The world, meanwhile, is remorselessly becoming an integrated global economy. It is beyond any man's mortal power to stop the trade that can now be done across border by the internet, the sourcing of goods from places were they are made most efficiently and the attraction of investment to poor countries with the potential to be rich.
Agreeing on a code of international law to govern globalisation will always be difficult. The nation state is not in decline. Rather it is Europe's hopeful post-war project to supersede nationalism that has taken a backward step in 2016. Britain might not be the only member to leave the European Union in the next few years.
The US election, too, was a re-assertion of nationalism, not just in economics and trade but in culture and ethnicity. Many have taken fright at the scale of migration in the modern, more integrated world.
But threats from migration have been overstated and the benefits not acknowledged by demagogues who have succeeded in politics this year. Migration is needed by most developed countries with ageing populations and birth rates below replacement level.
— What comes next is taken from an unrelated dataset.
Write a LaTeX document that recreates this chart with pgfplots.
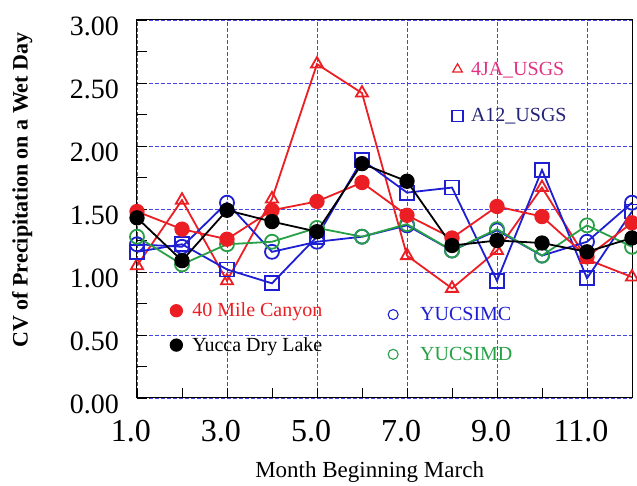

More important, migration enriches the receiving countries economically and culturally. Life is more better for the variety of skills, tastes and interests migrants bring.
Democracies have succumbed to fear this year because of terrorism from the Muslim world. Even the US, facing a fraction of the numbers pressing on the EU's borders, has been unnerved.
But fear is not humanity's natural state. We are an optimistic species and progress will prevail.